__Goal__.
Set the listing down unchanged, minus every embedded image.

* START Supplied information *

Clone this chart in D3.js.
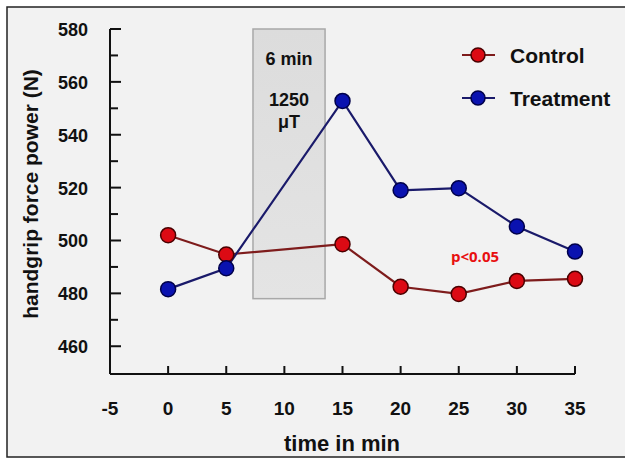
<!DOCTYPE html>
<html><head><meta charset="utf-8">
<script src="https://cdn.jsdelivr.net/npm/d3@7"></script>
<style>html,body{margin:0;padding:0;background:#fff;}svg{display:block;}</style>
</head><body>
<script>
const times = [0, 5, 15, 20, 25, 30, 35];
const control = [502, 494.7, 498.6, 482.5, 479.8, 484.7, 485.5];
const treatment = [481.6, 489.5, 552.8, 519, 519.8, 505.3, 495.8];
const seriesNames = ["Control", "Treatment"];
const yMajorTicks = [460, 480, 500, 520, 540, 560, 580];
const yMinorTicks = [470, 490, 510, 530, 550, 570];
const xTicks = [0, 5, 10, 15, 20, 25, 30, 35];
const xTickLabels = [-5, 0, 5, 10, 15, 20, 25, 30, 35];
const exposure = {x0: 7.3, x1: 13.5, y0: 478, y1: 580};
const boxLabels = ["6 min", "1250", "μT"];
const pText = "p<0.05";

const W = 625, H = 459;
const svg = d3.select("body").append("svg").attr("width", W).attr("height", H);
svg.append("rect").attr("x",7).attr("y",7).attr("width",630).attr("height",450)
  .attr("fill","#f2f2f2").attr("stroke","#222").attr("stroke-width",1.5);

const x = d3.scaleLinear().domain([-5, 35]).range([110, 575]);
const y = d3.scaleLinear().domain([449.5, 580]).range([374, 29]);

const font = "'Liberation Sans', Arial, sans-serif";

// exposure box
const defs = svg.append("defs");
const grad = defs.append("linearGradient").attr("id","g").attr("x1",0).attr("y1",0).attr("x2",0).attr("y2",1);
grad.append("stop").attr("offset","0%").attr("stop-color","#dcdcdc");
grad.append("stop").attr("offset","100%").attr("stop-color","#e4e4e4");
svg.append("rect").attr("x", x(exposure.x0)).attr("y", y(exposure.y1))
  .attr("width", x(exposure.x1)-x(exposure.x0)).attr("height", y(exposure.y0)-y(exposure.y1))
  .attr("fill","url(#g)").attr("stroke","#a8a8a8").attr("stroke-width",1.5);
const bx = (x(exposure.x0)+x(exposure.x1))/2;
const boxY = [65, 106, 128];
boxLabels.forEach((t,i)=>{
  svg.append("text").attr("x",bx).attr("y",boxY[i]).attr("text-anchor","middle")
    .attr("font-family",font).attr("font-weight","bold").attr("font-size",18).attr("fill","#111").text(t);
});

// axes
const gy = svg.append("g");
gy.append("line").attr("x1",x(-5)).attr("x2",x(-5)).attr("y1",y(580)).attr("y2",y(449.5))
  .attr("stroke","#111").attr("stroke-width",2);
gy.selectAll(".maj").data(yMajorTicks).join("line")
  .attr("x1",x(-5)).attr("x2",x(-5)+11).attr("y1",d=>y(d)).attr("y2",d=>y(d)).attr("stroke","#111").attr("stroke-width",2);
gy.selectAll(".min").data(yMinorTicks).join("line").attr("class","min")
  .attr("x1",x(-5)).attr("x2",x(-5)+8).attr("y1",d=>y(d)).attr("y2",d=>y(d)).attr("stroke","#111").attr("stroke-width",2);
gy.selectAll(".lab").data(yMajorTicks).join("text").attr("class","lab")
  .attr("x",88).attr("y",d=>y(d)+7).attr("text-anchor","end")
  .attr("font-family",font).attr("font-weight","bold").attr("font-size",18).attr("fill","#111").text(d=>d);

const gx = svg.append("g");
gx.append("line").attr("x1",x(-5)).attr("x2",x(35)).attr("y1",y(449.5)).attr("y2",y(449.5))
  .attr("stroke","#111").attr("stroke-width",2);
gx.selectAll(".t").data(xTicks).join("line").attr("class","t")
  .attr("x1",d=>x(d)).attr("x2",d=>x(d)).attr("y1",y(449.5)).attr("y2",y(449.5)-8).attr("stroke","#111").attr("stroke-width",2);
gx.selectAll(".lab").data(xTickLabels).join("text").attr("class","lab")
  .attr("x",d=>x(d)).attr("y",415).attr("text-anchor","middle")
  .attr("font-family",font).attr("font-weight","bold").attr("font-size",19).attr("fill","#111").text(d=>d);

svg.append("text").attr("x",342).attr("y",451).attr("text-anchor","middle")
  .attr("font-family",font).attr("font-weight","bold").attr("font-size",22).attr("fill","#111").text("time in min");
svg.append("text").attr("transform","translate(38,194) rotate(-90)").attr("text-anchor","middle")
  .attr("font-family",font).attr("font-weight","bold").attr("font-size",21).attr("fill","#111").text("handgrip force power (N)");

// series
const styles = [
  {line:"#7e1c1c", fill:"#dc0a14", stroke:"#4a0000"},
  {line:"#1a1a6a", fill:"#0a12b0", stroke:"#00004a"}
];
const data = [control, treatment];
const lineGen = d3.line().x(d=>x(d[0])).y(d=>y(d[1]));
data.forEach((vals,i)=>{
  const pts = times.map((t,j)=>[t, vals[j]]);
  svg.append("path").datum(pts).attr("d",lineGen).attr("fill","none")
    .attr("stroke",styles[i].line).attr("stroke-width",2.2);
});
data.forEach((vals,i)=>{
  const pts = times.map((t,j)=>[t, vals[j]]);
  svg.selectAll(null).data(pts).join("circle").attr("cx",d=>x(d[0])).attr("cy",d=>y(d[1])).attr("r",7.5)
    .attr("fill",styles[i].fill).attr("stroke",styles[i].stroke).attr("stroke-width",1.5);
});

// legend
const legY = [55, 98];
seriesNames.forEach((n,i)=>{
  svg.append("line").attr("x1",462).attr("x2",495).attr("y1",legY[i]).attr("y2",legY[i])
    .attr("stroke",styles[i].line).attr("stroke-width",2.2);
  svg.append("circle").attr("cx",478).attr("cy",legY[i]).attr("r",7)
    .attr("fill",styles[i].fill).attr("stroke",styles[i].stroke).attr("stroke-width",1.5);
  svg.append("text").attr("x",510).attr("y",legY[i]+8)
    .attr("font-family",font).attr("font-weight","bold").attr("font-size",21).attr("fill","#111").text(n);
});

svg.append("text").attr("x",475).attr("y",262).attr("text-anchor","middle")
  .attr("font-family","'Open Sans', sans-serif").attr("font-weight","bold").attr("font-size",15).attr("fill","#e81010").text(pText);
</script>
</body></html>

* END Supplied information *

__Correct result__.
Clone this chart in D3.js.
<!DOCTYPE html>
<html><head><meta charset="utf-8">
<script src="https://cdn.jsdelivr.net/npm/d3@7"></script>
<style>html,body{margin:0;padding:0;background:#fff;}svg{display:block;}</style>
</head><body>
<script>
const times = [0, 5, 15, 20, 25, 30, 35];
const control = [502, 494.7, 498.6, 482.5, 479.8, 484.7, 485.5];
const treatment = [481.6, 489.5, 552.8, 519, 519.8, 505.3, 495.8];
const seriesNames = ["Control", "Treatment"];
const yMajorTicks = [460, 480, 500, 520, 540, 560, 580];
const yMinorTicks = [470, 490, 510, 530, 550, 570];
const xTicks = [0, 5, 10, 15, 20, 25, 30, 35];
const xTickLabels = [-5, 0, 5, 10, 15, 20, 25, 30, 35];
const exposure = {x0: 7.3, x1: 13.5, y0: 478, y1: 580};
const boxLabels = ["6 min", "1250", "μT"];
const pText = "p<0.05";

const W = 625, H = 459;
const svg = d3.select("body").append("svg").attr("width", W).attr("height", H);
svg.append("rect").attr("x",7).attr("y",7).attr("width",630).attr("height",450)
  .attr("fill","#f2f2f2").attr("stroke","#222").attr("stroke-width",1.5);

const x = d3.scaleLinear().domain([-5, 35]).range([110, 575]);
const y = d3.scaleLinear().domain([449.5, 580]).range([374, 29]);

const font = "'Liberation Sans', Arial, sans-serif";

// exposure box
const defs = svg.append("defs");
const grad = defs.append("linearGradient").attr("id","g").attr("x1",0).attr("y1",0).attr("x2",0).attr("y2",1);
grad.append("stop").attr("offset","0%").attr("stop-color","#dcdcdc");
grad.append("stop").attr("offset","100%").attr("stop-color","#e4e4e4");
svg.append("rect").attr("x", x(exposure.x0)).attr("y", y(exposure.y1))
  .attr("width", x(exposure.x1)-x(exposure.x0)).attr("height", y(exposure.y0)-y(exposure.y1))
  .attr("fill","url(#g)").attr("stroke","#a8a8a8").attr("stroke-width",1.5);
const bx = (x(exposure.x0)+x(exposure.x1))/2;
const boxY = [65, 106, 128];
boxLabels.forEach((t,i)=>{
  svg.append("text").attr("x",bx).attr("y",boxY[i]).attr("text-anchor","middle")
    .attr("font-family",font).attr("font-weight","bold").attr("font-size",18).attr("fill","#111").text(t);
});

// axes
const gy = svg.append("g");
gy.append("line").attr("x1",x(-5)).attr("x2",x(-5)).attr("y1",y(580)).attr("y2",y(449.5))
  .attr("stroke","#111").attr("stroke-width",2);
gy.selectAll(".maj").data(yMajorTicks).join("line")
  .attr("x1",x(-5)).attr("x2",x(-5)+11).attr("y1",d=>y(d)).attr("y2",d=>y(d)).attr("stroke","#111").attr("stroke-width",2);
gy.selectAll(".min").data(yMinorTicks).join("line").attr("class","min")
  .attr("x1",x(-5)).attr("x2",x(-5)+8).attr("y1",d=>y(d)).attr("y2",d=>y(d)).attr("stroke","#111").attr("stroke-width",2);
gy.selectAll(".lab").data(yMajorTicks).join("text").attr("class","lab")
  .attr("x",88).attr("y",d=>y(d)+7).attr("text-anchor","end")
  .attr("font-family",font).attr("font-weight","bold").attr("font-size",18).attr("fill","#111").text(d=>d);

const gx = svg.append("g");
gx.append("line").attr("x1",x(-5)).attr("x2",x(35)).attr("y1",y(449.5)).attr("y2",y(449.5))
  .attr("stroke","#111").attr("stroke-width",2);
gx.selectAll(".t").data(xTicks).join("line").attr("class","t")
  .attr("x1",d=>x(d)).attr("x2",d=>x(d)).attr("y1",y(449.5)).attr("y2",y(449.5)-8).attr("stroke","#111").attr("stroke-width",2);
gx.selectAll(".lab").data(xTickLabels).join("text").attr("class","lab")
  .attr("x",d=>x(d)).attr("y",415).attr("text-anchor","middle")
  .attr("font-family",font).attr("font-weight","bold").attr("font-size",19).attr("fill","#111").text(d=>d);

svg.append("text").attr("x",342).attr("y",451).attr("text-anchor","middle")
  .attr("font-family",font).attr("font-weight","bold").attr("font-size",22).attr("fill","#111").text("time in min");
svg.append("text").attr("transform","translate(38,194) rotate(-90)").attr("text-anchor","middle")
  .attr("font-family",font).attr("font-weight","bold").attr("font-size",21).attr("fill","#111").text("handgrip force power (N)");

// series
const styles = [
  {line:"#7e1c1c", fill:"#dc0a14", stroke:"#4a0000"},
  {line:"#1a1a6a", fill:"#0a12b0", stroke:"#00004a"}
];
const data = [control, treatment];
const lineGen = d3.line().x(d=>x(d[0])).y(d=>y(d[1]));
data.forEach((vals,i)=>{
  const pts = times.map((t,j)=>[t, vals[j]]);
  svg.append("path").datum(pts).attr("d",lineGen).attr("fill","none")
    .attr("stroke",styles[i].line).attr("stroke-width",2.2);
});
data.forEach((vals,i)=>{
  const pts = times.map((t,j)=>[t, vals[j]]);
  svg.selectAll(null).data(pts).join("circle").attr("cx",d=>x(d[0])).attr("cy",d=>y(d[1])).attr("r",7.5)
    .attr("fill",styles[i].fill).attr("stroke",styles[i].stroke).attr("stroke-width",1.5);
});

// legend
const legY = [55, 98];
seriesNames.forEach((n,i)=>{
  svg.append("line").attr("x1",462).attr("x2",495).attr("y1",legY[i]).attr("y2",legY[i])
    .attr("stroke",styles[i].line).attr("stroke-width",2.2);
  svg.append("circle").attr("cx",478).attr("cy",legY[i]).attr("r",7)
    .attr("fill",styles[i].fill).attr("stroke",styles[i].stroke).attr("stroke-width",1.5);
  svg.append("text").attr("x",510).attr("y",legY[i]+8)
    .attr("font-family",font).attr("font-weight","bold").attr("font-size",21).attr("fill","#111").text(n);
});

svg.append("text").attr("x",475).attr("y",262).attr("text-anchor","middle")
  .attr("font-family","'Open Sans', sans-serif").attr("font-weight","bold").attr("font-size",15).attr("fill","#e81010").text(pText);
</script>
</body></html>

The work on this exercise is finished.